The poet’s neighbor who said “Good fences make good neighbors,” never saw the fences of war.
Surrounded by thick fences I stay hidden tending my own small garden. Hiding behind fences embedded with sharp glass and razor wire so no one dare climb over to visit. Fences too high that I never see my neighbors faces though I hear their voices. Fences that open to those I already know, to those who are safe, to those who do not threaten me. Once they are gone a guard closes the fence gate; and is vigilant night and day so I am not disturbed as I tend my garden.
The poet’s neighbor who said, “Fences make good neighbors,” never saw the fences of war. He never saw how long those fences take to tear down.
I wrote this prose poem in response to the hundreds of compounds in Liberia and the fences that surround them. The description of the fence in this poem depicts a blending of the many different types.
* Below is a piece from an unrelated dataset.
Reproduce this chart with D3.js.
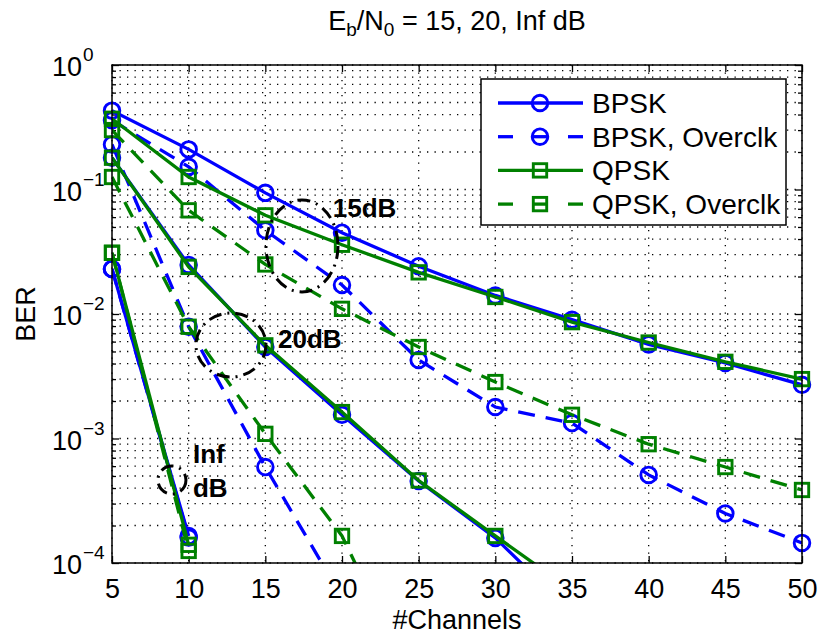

There are reasons for them. The aftermath of the war necessitates the use of fences often because of poverty. Hopefully a day will come when these fences and compounds are no longer a part of the landscape. As I travel the roads of Liberia I do think of Frost’s question about fences:
Why do fences make good neighbors?
Before I built a wall I'd ask to know
What I was walling in or walling out?
I too wonder what is being walled in and what is being walled out and not only here but in the USA with our fenced in gated communities. No, Frost’s neighbor never saw the fences of war nor could understand how long these fences of war take to tear down. It will take time before Liberia’s literal and metaphorical fences of war are torn down.